Having all the above in mind, using cell phones while on navigational watch can be very dangerous. It is true that the place onboard a vessel with almost 24/7 coverage of cell phone signal at sea is the bridge and in many cases Masters have a phone approved by the shipping organization to ensure communication between office and ship without any hurdles due to poor connection. However, office personnel or any other individual out board of the vessel is impossible to know the situation of navigational status at the time of each phone call. On the other hand, the OOW, as an employee, may feel that he/she has the obligation to reply and provide information to the other end of the line as part of his/hers duties.

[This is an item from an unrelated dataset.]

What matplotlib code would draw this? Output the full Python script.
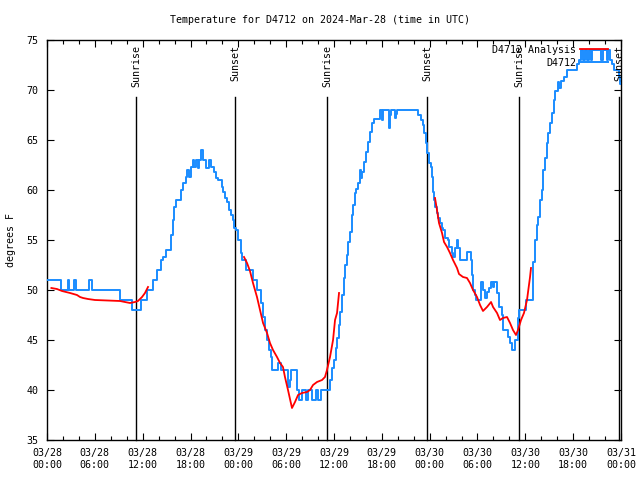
import matplotlib
matplotlib.use("Agg")
import matplotlib.pyplot as plt
import numpy as np

# ---- data (hours since 2024-03-28 00:00 UTC) ----
obs_h = [0.00, 1.80, 2.60, 2.80, 3.35, 3.60, 5.30, 5.70, 9.10, 10.60, 11.85, 12.60,
         13.30, 13.80, 14.30, 14.60, 14.95, 15.60, 15.75, 15.95, 16.20, 16.80, 17.10,
         17.40, 17.60, 17.80, 18.10, 18.30, 18.50, 18.70, 18.90, 19.10, 19.30, 19.60,
         19.90, 20.30, 20.55, 20.90, 21.20, 21.50, 21.90, 22.10, 22.30, 22.55, 22.80,
         23.05, 23.30, 23.45, 23.70, 23.95, 24.30, 24.50, 24.95, 25.80, 26.30, 26.90,
         27.10, 27.30, 27.60, 27.85, 28.05, 28.25, 29.00, 29.30, 30.20, 30.45, 30.65,
         31.35, 31.60, 32.00, 32.50, 32.70, 33.20, 33.70, 34.00, 34.40, 35.55, 35.75,
         35.95, 36.20, 36.40, 36.60, 36.80, 37.00, 37.20, 37.40, 37.60, 37.80, 38.00,
         38.20, 38.40, 38.60, 38.80, 39.00, 39.20, 39.35, 39.55, 39.75, 40.00, 40.25,
         40.50, 40.75, 41.00, 41.75, 42.00, 42.15, 42.90, 43.05, 43.15, 43.60, 43.80,
         43.95, 46.54, 46.91, 47.16, 47.29, 47.54, 47.67, 47.92, 48.17, 48.29, 48.42,
         48.54, 48.67, 48.92, 49.05, 49.30, 49.55, 49.67, 49.92, 50.30, 50.43, 50.80,
         50.93, 51.18, 51.43, 51.55, 51.81, 52.43, 52.68, 53.19, 53.31, 53.44, 53.69,
         53.81, 54.44, 54.69, 54.94, 55.19, 55.44, 55.70, 55.95, 56.07, 56.45, 56.70,
         57.07, 57.20, 57.83, 58.08, 58.33, 58.70, 59.08, 59.21, 60.08, 60.96, 61.21,
         61.46, 61.59, 61.84, 62.09, 62.22, 62.47, 62.72, 62.84, 63.09, 63.35, 63.60,
         63.72, 64.10, 64.22, 64.48, 64.85, 65.23, 66.48, 66.73, 66.98, 67.24, 67.49,
         67.74, 67.99, 68.24, 68.36, 69.49, 69.75, 70.24, 70.37, 70.62, 70.87, 71.12,
         71.50, 71.75, 71.87, 72.00]
obs_t = [51, 50, 51, 50, 51, 50, 51, 50, 49, 48, 49, 50,
         51, 52, 53, 53.3, 54, 55.5, 57, 58.3, 59, 60, 60.7,
         61.3, 62, 61.3, 62.3, 63, 62.3, 63, 62.2, 63, 64, 63,
         62.2, 63, 62.3, 61.8, 61.2, 61, 60.3, 59.8, 59.2, 58.8, 58,
         57.5, 57, 56.2, 56, 55, 53.7, 53, 52, 51, 50, 48.7,
         47.3, 46, 45, 44, 43.3, 42, 42.7, 42, 40.3, 41, 42,
         40, 39, 40, 39, 40, 39, 40, 39, 40, 41, 42.2,
         43, 44.2, 45.2, 46.5, 47.8, 49.5, 51.2, 52.5, 53.5, 54.8, 55.8,
         57.5, 58.5, 59.7, 60.1, 60.7, 62, 61.2, 61.8, 62.8, 63.8, 64.8,
         65.8, 66.7, 67.1, 68, 67, 68, 66.2, 67.5, 68, 67.2, 67.6,
         68, 67.5, 67, 66.5, 65.7, 64.7, 63.7, 62.7, 62.3, 61.3, 59.8,
         59, 58.3, 57.7, 57.2, 56.7, 56.2, 56, 55.2, 55, 54.3, 53.7,
         53.3, 54.2, 55, 54.2, 53, 53, 53.8, 53, 51.5, 50, 49.5,
         49, 50.8, 50, 49.2, 49.8, 50.2, 50.8, 50.3, 50.8, 49.7, 48.3,
         47.5, 46, 45.3, 44.7, 44, 45, 47.2, 48, 49, 52.8, 55,
         56.5, 57.3, 59, 60, 62, 63.2, 64.7, 65.7, 66.7, 67.7, 69,
         69.9, 70.8, 70.2, 70.9, 71.3, 72, 72.6, 73, 74, 73, 74,
         73, 74, 73, 74, 73, 74, 73, 74, 73, 72.6, 72,
         72, 71.3, 70.6, 70.6]

ana1_h = [0.55, 1.25, 1.88, 2.89, 3.76, 4.14, 4.52, 5.14, 6.02, 9.16, 9.78, 10.41,
          11.04, 11.41, 11.92, 12.29, 12.67]
ana1_t = [50.2, 50.1, 49.9, 49.7, 49.5, 49.3, 49.2, 49.1, 49.0, 48.9, 48.8, 48.7,
          48.8, 48.9, 49.3, 49.7, 50.3]
ana2_h = [24.71, 25.09, 25.46, 25.84, 26.34, 26.72, 27.10, 27.60, 27.97, 28.35, 28.85,
          29.23, 29.60, 29.85, 30.23, 30.73, 31.11, 31.49, 31.99, 32.61, 32.99, 33.37,
          33.87, 34.50, 34.87, 35.12, 35.50, 35.88, 36.13, 36.38, 36.63]
ana2_t = [53.3, 52.7, 51.9, 50.7, 49.3, 48.0, 46.7, 45.7, 44.7, 44.0, 43.3,
          42.7, 42.3, 41.3, 40.0, 38.2, 38.8, 39.5, 39.7, 39.8, 40.0, 40.5,
          40.8, 41.0, 41.3, 42.0, 43.3, 45.0, 47.0, 47.7, 49.7]
ana3_h = [48.67, 48.92, 49.17, 49.55, 49.80, 50.18, 50.55, 50.93, 51.43, 51.68, 52.18,
          52.68, 53.06, 53.44, 53.94, 54.32, 54.69, 55.19, 55.70, 55.95, 56.45, 56.82,
          57.20, 57.70, 58.08, 58.45, 58.83, 59.08, 59.46, 59.83, 60.21, 60.34, 60.59,
          60.71]
ana3_t = [59.2, 58.0, 56.7, 55.7, 54.8, 54.3, 53.7, 53.0, 52.2, 51.6, 51.3,
          51.2, 50.7, 50.0, 49.3, 48.5, 47.9, 48.3, 48.8, 48.3, 47.7, 47.0,
          47.2, 47.3, 46.7, 46.0, 45.5, 46.0, 47.0, 47.7, 49.0, 49.8, 51.3,
          52.2]

sun_h = [11.17, 23.58, 35.12, 47.67, 59.21, 71.75]
sun_lbl = ["Sunrise", "Sunset", "Sunrise", "Sunset", "Sunrise", "Sunset"]

xtick_h = list(range(0, 73, 6))
xtick_lbl = ["03/28\n00:00", "03/28\n06:00", "03/28\n12:00", "03/28\n18:00",
             "03/29\n00:00", "03/29\n06:00", "03/29\n12:00", "03/29\n18:00",
             "03/30\n00:00", "03/30\n06:00", "03/30\n12:00", "03/30\n18:00",
             "03/31\n00:00"]
yticks = [35, 40, 45, 50, 55, 60, 65, 70, 75]

title = "Temperature for D4712 on 2024-Mar-28 (time in UTC)"

# ---- drawing ----
FONT = "DejaVu Sans Mono"
FS = 7.2
plt.rcParams['font.family'] = [FONT]

fig = plt.figure(figsize=(6.4, 4.8), dpi=100)
ax = fig.add_axes([47/640, 1-440/480, (621-47)/640, 400/480])

blue = "#1a8cff"
red = "#ff0000"
lo, = ax.plot(obs_h, obs_t, color=blue, lw=1.4, drawstyle="steps-post", label="D4712", zorder=3)
la, = ax.plot(ana1_h, ana1_t, color=red, lw=1.3, label="D4712 Analysis", zorder=4)
ax.plot(ana2_h, ana2_t, color=red, lw=1.3, zorder=4)
ax.plot(ana3_h, ana3_t, color=red, lw=1.3, zorder=4)

for h, lab in zip(sun_h, sun_lbl):
    ax.plot([h, h], [35, 69.3], color="black", lw=1.0, zorder=2, clip_on=False)
    ax.text(h, 74.5, lab, rotation=90, ha="center", va="top", fontsize=FS,
            family=FONT, clip_on=False, zorder=5)

ax.set_xlim(0, 72)
ax.set_ylim(35, 75)
ax.set_xticks(xtick_h)
ax.set_xticklabels(xtick_lbl, fontsize=FS, family=FONT)
ax.set_xticks(list(range(0, 73, 2)), minor=True)
ax.set_yticks(yticks)
ax.set_yticklabels([str(v) for v in yticks], fontsize=FS, family=FONT)
ax.tick_params(axis="both", which="major", direction="in", length=5, width=0.8,
               top=True, right=True, pad=6)
ax.tick_params(axis="x", which="minor", direction="in", length=3, width=0.8, top=True)
for s in ax.spines.values():
    s.set_linewidth(1.0)

ax.set_ylabel("degrees F", fontsize=FS, family=FONT, labelpad=8)
fig.text(0.5, 1-20/480, title, ha="center", va="center", fontsize=FS, family=FONT)

leg = ax.legend(handles=[la, lo], loc="upper right", markerfirst=False, frameon=False,
                fontsize=FS, handlelength=2.8, handletextpad=0.4, labelspacing=0.3,
                borderaxespad=0.2, borderpad=0.3,
                bbox_to_anchor=(1 - 8/574, 1.0))

fig.savefig("out.png", dpi=100)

Taking into consideration the Rules, the OOW talking to cell phone involves many risks and may mean the following:

  1. Rule 5 – No proper look out is stationed as the OOW is distracted from the phone conversation.
  2. Rule 7 – Not all available means are used to avoid the risk of collision as the main responsible for decision making is occupied by other tasks
  3. Rule 8 – When all the above are being combined the actions to avoid collision is not positive, made in ample time and surely does not designate good seamanship.
  4. SMS fixing frequency – Talking to phone probably also violates the established and approve fixing periods during the watch.

The most risky periods of using cell phone or other distractive means (not part of vessel’s equipment), on board during watch are:

  • In pilotage waters or when entering or departing port.
  • When navigating in the vicinity of ports or anchorages.
  • In restricted visibility.
  • In areas of high traffic density.
  • In areas of restricted sea room.
  • When only one navigating officer is on watch.

USCG issued a reminder to the advisory Advisory 01-10, regarding the use of cell phones on board highlighting that “the potential risk associated with improper use of cellular telephones and other devices in the marine environment while navigating or performing other vessel functions should be apparent to vessel owners and operators”.  UK MCA has also issued the Marine Guidance MGN 299 following raised concerns about the issue and the subsequent interference with navigation. Best Practice indicates the prohibition of the use of cell phones on the bridge while the vessel is underway. If the office requires communication with the vessel, may use the satellite line of Master’s office or email communication. Needless to say that the use of personal cell phones should be strictly prohibited during watch on board (any kind of watch). Crew members may use their phones during rest period and definitely not when they have to complete an assigned task or duty.